What the exercise asks: Pictures in the entries below are excluded; copy only the lines from the one containing "Output the Python" to the one containing "fig = go.Figure()", both included.

Entries supplied:
◇ ◇ ◇ ◇

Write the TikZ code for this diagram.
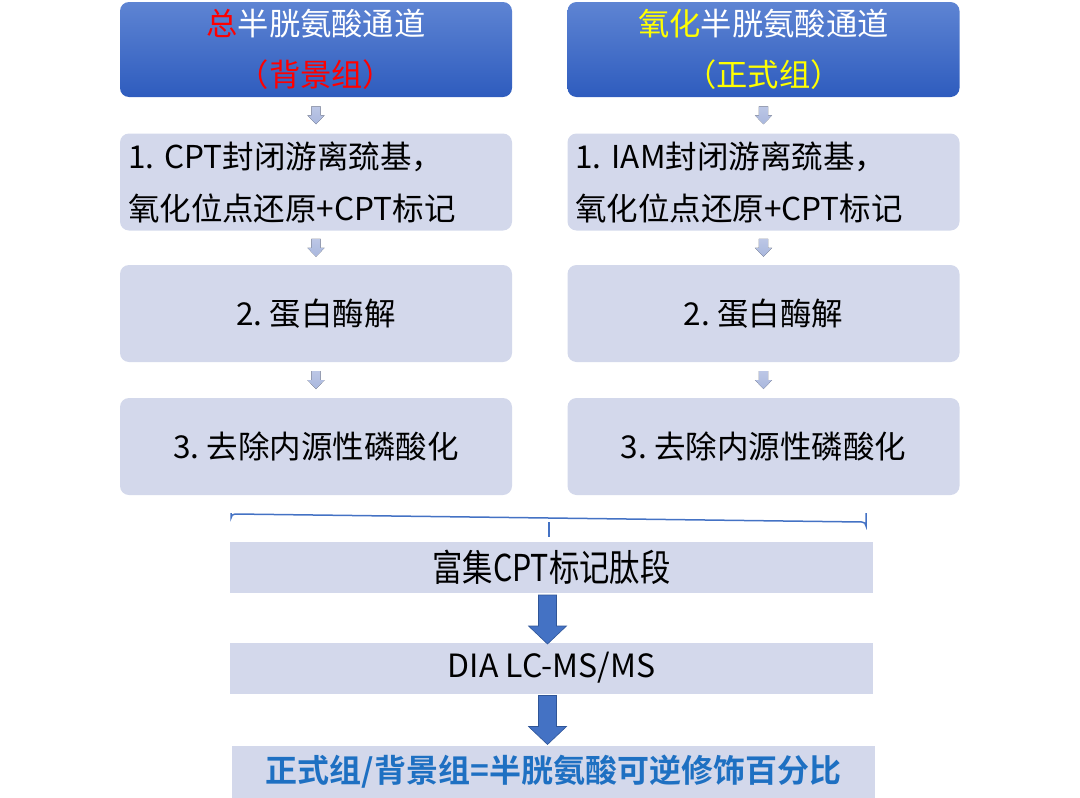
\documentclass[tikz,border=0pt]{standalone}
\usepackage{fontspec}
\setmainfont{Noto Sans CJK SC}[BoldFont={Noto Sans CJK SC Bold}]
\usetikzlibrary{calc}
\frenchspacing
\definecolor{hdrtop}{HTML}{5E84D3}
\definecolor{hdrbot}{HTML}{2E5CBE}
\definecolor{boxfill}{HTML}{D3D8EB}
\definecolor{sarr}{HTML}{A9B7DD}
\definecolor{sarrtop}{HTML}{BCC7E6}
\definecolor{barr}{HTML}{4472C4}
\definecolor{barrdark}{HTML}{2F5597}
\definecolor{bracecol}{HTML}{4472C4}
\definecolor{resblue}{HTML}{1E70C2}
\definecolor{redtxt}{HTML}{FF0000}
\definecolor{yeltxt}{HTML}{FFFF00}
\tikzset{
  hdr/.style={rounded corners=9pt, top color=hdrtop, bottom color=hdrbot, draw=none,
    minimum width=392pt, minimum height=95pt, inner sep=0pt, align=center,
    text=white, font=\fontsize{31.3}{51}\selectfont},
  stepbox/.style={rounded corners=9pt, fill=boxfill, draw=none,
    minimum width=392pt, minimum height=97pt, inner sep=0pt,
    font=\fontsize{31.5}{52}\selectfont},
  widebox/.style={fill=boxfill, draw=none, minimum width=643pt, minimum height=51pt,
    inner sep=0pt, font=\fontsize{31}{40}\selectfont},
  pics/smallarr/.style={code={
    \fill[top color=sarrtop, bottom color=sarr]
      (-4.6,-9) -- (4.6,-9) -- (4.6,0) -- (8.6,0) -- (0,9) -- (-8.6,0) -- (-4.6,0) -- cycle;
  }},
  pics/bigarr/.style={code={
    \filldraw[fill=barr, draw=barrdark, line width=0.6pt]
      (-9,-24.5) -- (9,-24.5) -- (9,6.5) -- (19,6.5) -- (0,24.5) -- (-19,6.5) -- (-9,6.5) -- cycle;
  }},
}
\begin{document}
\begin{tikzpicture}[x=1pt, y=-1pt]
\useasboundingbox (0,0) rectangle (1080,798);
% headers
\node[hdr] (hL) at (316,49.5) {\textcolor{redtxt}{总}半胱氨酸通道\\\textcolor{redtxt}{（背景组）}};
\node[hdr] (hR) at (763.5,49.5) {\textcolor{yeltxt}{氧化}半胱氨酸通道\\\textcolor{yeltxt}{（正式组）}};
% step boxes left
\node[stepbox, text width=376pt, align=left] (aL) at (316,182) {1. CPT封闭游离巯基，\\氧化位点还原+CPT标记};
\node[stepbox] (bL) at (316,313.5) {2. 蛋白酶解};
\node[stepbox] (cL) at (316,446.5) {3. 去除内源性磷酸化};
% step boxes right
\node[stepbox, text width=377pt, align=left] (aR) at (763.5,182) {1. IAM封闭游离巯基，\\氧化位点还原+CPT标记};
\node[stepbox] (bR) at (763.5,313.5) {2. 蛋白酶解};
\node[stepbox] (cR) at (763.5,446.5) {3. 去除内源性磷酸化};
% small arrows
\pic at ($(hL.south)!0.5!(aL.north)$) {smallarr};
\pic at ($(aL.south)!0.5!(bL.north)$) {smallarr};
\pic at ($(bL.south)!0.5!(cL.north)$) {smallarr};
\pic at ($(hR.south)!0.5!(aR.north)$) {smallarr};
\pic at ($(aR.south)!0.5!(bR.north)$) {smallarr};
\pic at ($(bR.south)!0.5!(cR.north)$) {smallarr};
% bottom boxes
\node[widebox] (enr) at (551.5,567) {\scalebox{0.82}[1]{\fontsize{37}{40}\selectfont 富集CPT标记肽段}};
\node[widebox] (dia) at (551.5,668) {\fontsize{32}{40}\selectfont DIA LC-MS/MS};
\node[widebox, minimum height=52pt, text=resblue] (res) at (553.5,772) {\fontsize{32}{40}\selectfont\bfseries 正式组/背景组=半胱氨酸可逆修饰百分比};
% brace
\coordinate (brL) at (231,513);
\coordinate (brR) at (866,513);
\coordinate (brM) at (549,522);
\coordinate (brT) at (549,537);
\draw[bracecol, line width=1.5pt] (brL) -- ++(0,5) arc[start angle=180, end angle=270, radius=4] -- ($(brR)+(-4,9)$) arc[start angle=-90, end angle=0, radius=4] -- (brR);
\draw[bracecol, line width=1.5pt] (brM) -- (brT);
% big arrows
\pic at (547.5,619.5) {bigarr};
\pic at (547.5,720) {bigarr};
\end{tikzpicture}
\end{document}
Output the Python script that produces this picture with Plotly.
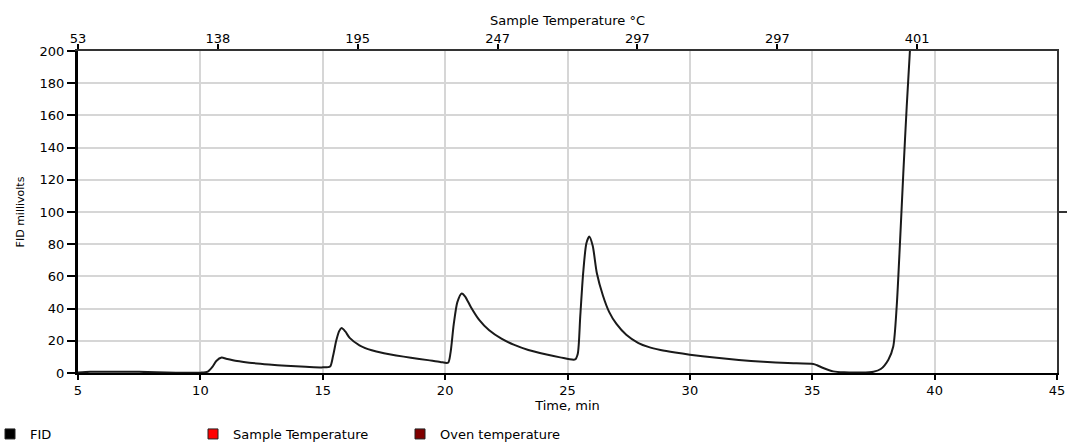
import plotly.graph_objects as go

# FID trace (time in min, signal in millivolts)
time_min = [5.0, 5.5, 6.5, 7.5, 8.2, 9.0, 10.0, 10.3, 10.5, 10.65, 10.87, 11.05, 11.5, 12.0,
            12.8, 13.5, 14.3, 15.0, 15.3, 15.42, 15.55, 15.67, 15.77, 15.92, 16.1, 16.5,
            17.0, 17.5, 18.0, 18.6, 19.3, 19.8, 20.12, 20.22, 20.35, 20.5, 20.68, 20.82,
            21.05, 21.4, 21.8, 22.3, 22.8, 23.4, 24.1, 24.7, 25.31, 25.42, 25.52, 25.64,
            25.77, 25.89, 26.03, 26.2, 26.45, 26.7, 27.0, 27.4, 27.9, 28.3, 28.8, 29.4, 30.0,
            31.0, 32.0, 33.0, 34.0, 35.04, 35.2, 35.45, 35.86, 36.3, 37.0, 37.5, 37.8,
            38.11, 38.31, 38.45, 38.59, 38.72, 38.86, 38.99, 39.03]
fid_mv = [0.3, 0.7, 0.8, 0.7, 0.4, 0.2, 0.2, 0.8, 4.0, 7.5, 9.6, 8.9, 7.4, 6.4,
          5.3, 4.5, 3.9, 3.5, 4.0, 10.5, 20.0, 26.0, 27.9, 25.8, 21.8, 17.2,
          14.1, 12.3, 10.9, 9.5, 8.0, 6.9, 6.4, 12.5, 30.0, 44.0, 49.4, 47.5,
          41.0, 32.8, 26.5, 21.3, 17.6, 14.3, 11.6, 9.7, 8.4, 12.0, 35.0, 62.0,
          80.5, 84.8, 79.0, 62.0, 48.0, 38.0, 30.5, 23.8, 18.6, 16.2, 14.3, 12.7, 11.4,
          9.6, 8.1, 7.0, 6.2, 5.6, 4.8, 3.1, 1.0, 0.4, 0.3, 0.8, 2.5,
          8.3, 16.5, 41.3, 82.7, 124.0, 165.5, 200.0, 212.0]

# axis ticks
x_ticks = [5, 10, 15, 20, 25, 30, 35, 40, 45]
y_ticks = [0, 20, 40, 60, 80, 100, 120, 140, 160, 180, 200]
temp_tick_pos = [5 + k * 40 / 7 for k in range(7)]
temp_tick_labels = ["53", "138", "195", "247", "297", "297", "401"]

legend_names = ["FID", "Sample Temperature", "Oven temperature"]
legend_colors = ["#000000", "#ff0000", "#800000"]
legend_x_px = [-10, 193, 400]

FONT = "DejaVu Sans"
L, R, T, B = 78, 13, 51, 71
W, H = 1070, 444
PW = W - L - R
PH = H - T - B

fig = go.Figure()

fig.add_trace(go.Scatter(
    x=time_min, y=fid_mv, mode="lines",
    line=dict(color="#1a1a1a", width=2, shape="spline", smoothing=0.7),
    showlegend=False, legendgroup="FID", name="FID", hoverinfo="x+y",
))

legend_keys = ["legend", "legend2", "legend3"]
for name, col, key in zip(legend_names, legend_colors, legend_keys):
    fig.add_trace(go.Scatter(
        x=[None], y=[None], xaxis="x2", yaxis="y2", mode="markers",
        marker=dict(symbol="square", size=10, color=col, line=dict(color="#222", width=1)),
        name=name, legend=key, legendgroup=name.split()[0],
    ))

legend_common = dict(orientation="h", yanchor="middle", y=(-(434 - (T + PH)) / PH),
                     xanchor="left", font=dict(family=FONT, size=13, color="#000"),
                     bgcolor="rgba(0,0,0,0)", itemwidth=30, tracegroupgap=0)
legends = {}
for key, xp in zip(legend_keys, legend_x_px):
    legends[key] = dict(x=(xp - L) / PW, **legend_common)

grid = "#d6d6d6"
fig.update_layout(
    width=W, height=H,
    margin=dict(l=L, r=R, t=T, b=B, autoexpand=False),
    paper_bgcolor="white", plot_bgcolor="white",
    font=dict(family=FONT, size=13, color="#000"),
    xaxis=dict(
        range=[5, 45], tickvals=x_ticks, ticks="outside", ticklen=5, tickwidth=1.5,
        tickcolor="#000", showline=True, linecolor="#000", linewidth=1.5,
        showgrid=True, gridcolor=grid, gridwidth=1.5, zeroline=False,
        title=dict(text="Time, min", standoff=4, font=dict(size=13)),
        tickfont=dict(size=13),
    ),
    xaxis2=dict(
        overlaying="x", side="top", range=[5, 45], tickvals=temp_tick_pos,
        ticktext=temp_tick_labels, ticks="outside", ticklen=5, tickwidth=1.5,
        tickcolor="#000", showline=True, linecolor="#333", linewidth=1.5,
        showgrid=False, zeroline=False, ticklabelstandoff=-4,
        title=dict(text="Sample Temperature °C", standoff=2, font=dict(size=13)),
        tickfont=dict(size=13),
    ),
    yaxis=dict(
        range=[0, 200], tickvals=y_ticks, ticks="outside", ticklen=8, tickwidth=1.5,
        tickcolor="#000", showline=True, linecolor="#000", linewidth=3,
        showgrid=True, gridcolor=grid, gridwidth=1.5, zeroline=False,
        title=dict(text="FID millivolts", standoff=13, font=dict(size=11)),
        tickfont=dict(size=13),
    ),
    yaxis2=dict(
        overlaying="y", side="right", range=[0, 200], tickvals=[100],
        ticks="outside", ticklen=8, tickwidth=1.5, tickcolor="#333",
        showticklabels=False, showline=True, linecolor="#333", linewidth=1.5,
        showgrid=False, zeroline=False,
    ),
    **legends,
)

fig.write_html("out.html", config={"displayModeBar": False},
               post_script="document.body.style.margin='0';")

◇ ◇ ◇ ◇

Answer for the task:
Output the Python script that produces this picture with Plotly.
import plotly.graph_objects as go

# FID trace (time in min, signal in millivolts)
time_min = [5.0, 5.5, 6.5, 7.5, 8.2, 9.0, 10.0, 10.3, 10.5, 10.65, 10.87, 11.05, 11.5, 12.0,
            12.8, 13.5, 14.3, 15.0, 15.3, 15.42, 15.55, 15.67, 15.77, 15.92, 16.1, 16.5,
            17.0, 17.5, 18.0, 18.6, 19.3, 19.8, 20.12, 20.22, 20.35, 20.5, 20.68, 20.82,
            21.05, 21.4, 21.8, 22.3, 22.8, 23.4, 24.1, 24.7, 25.31, 25.42, 25.52, 25.64,
            25.77, 25.89, 26.03, 26.2, 26.45, 26.7, 27.0, 27.4, 27.9, 28.3, 28.8, 29.4, 30.0,
            31.0, 32.0, 33.0, 34.0, 35.04, 35.2, 35.45, 35.86, 36.3, 37.0, 37.5, 37.8,
            38.11, 38.31, 38.45, 38.59, 38.72, 38.86, 38.99, 39.03]
fid_mv = [0.3, 0.7, 0.8, 0.7, 0.4, 0.2, 0.2, 0.8, 4.0, 7.5, 9.6, 8.9, 7.4, 6.4,
          5.3, 4.5, 3.9, 3.5, 4.0, 10.5, 20.0, 26.0, 27.9, 25.8, 21.8, 17.2,
          14.1, 12.3, 10.9, 9.5, 8.0, 6.9, 6.4, 12.5, 30.0, 44.0, 49.4, 47.5,
          41.0, 32.8, 26.5, 21.3, 17.6, 14.3, 11.6, 9.7, 8.4, 12.0, 35.0, 62.0,
          80.5, 84.8, 79.0, 62.0, 48.0, 38.0, 30.5, 23.8, 18.6, 16.2, 14.3, 12.7, 11.4,
          9.6, 8.1, 7.0, 6.2, 5.6, 4.8, 3.1, 1.0, 0.4, 0.3, 0.8, 2.5,
          8.3, 16.5, 41.3, 82.7, 124.0, 165.5, 200.0, 212.0]

# axis ticks
x_ticks = [5, 10, 15, 20, 25, 30, 35, 40, 45]
y_ticks = [0, 20, 40, 60, 80, 100, 120, 140, 160, 180, 200]
temp_tick_pos = [5 + k * 40 / 7 for k in range(7)]
temp_tick_labels = ["53", "138", "195", "247", "297", "297", "401"]

legend_names = ["FID", "Sample Temperature", "Oven temperature"]
legend_colors = ["#000000", "#ff0000", "#800000"]
legend_x_px = [-10, 193, 400]

FONT = "DejaVu Sans"
L, R, T, B = 78, 13, 51, 71
W, H = 1070, 444
PW = W - L - R
PH = H - T - B

fig = go.Figure()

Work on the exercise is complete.